Perhaps it’s not worth trying to figure out whether anyone in human history was “worse.” I’m no historian by any means. There are probably men and systems that were more evil but had less opportunity to do such harm (I don’t put it past the likes of Al Qaeda or the regime in North Korea to behave so madly and cruelly given the means to do so), and those who may have done more damage and caused more suffering, but are not remembered in the same way. But trivializing the terror that was Nazism in our daily parlance, to use the imagery as something applicable to our current politics is to forget. It’s to forget the tens of millions who not only died because of Hitler and his henchmen, but to forget the deep, unspeakable suffering of all those who found themselves beneath the Nazi boot.

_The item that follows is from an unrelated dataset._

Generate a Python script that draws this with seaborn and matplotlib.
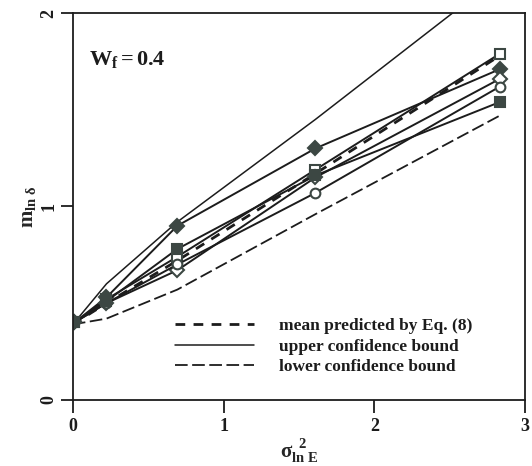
import pandas as pd
import seaborn as sns
import matplotlib.pyplot as plt

# variance of ln E (x positions of the simulations)
x_sigma2 = [0.01, 0.223, 0.693, 1.609, 2.833]

# simulated means of ln(delta), one list per series
open_square = [0.40, 0.52, 0.74, 1.19, 1.79]
filled_diamond = [0.40, 0.53, 0.90, 1.30, 1.71]
open_diamond = [0.40, 0.50, 0.67, 1.15, 1.66]
open_circle = [0.40, 0.50, 0.70, 1.07, 1.62]
filled_square = [0.40, 0.51, 0.78, 1.16, 1.54]

# predicted mean and confidence bounds
x_pred = [0.0, 0.223, 0.693, 1.609, 2.833]
mean_pred = [0.39, 0.50, 0.72, 1.17, 1.78]
upper_bound = [0.39, 0.60, 0.92, 1.45, 2.19]
lower_bound = [0.39, 0.42, 0.57, 0.96, 1.47]

sns.set_style("ticks")
plt.rcParams['font.family'] = ['Liberation Serif', 'DejaVu Serif']
plt.rcParams['mathtext.fontset'] = 'custom'
plt.rcParams['mathtext.rm'] = 'Liberation Serif'
plt.rcParams['mathtext.it'] = 'Liberation Serif:italic'
plt.rcParams['mathtext.bf'] = 'Liberation Serif:bold'

ink = "#1c1c1c"
grey = "#3c4743"

fig = plt.figure(figsize=(5.32, 4.66), dpi=100)
ax = fig.add_axes([0.137, 0.142, 0.850, 0.830])

pred = pd.DataFrame({"x": x_pred, "mean": mean_pred,
                     "upper": upper_bound, "lower": lower_bound})

sns.lineplot(data=pred, x="x", y="mean", ax=ax, color=ink, lw=2.0,
             linestyle=(0, (3.5, 3)), label="mean predicted by Eq. (8)")
sns.lineplot(data=pred, x="x", y="upper", ax=ax, color=ink, lw=1.1,
             label="upper confidence bound")
sns.lineplot(data=pred, x="x", y="lower", ax=ax, color=ink, lw=1.3,
             linestyle=(0, (7, 2.5)), label="lower confidence bound")

series = [
    (open_square, "s", "white"),
    (filled_diamond, "D", grey),
    (open_diamond, "D", "white"),
    (open_circle, "o", "white"),
    (filled_square, "s", grey),
]
for yvals, mk, face in series:
    sns.lineplot(x=x_sigma2, y=yvals, ax=ax, color=ink, lw=1.4,
                 marker=mk, markersize=7, markerfacecolor=face,
                 markeredgecolor=grey, markeredgewidth=1.5,
                 legend=False, label="_nolegend_")

ax.set_xlim(0, 3)
ax.set_ylim(0, 2)
ax.set_xticks([0, 1, 2, 3])
ax.set_yticks([0, 1, 2])
ax.tick_params(direction="out", length=9, width=1.3, labelsize=13,
               colors=ink, pad=4)
ax.tick_params(axis="y", pad=2)
for lab in ax.get_yticklabels():
    lab.set_rotation(90)
    lab.set_va("center")
for lab in ax.get_xticklabels() + ax.get_yticklabels():
    lab.set_fontweight("bold")
for sp in ax.spines.values():
    sp.set_visible(True)
    sp.set_linewidth(1.3)
    sp.set_color(ink)

ax.set_xlabel(r"$\mathbf{\sigma_{ln\ E}^{\ \ 2}}$", fontsize=15, labelpad=2)
ax.set_ylabel(r"$\mathbf{m_{ln\ \delta}}$", fontsize=15, labelpad=2)

ax.text(0.035, 0.865, r"$\mathbf{W_f = 0.4}$", transform=ax.transAxes,
        fontsize=16, color=ink)

leg = ax.legend(loc="center left", bbox_to_anchor=(0.225, 0.137),
                frameon=False, fontsize=12.5, handlelength=4.6,
                handletextpad=1.4, labelspacing=0.25, borderpad=0,
                borderaxespad=0)
for t in leg.get_texts():
    t.set_fontweight("bold")
    t.set_color(ink)

fig.savefig("out.png", dpi=100)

And it is to forget what it is that brought Nazism to the forefront of German life. It is instructive that Hitler never succeeded in some violent takeover of Germany, despite attempts to do so. In the end, Hitler achieved power through “official” channels, bit by bit gaining the approval and acquiescence of the government and institutions, and bit by bit exploiting a frustrated and angry populace by stoking its rage, its fears, and its pride. Shirer himself, in a 1990 edition of his 1960 book, wondered whether a then-newly-reunified Germany might be ripe for another similar episode. 20 years later, his fears have not come true. Not there, anyway.
But he was right to be watchful. To trivialize the Third Reich today is to lose sight of how it could happen again, not in the Obama-is-Hitler sense, but in the sense of a charismatic person or persons taking advantage of a weakened and frightened public and a spineless government, and doing things in their name that they did not think human beings were capable of. It can happen again, but if we don’t learn the right lessons from history, we’ll miss it. And it will be too late.
All that said, do your brain a favor and take the big chunk of time you’ll need to read Shirer’s book. Learn something, why don’t you.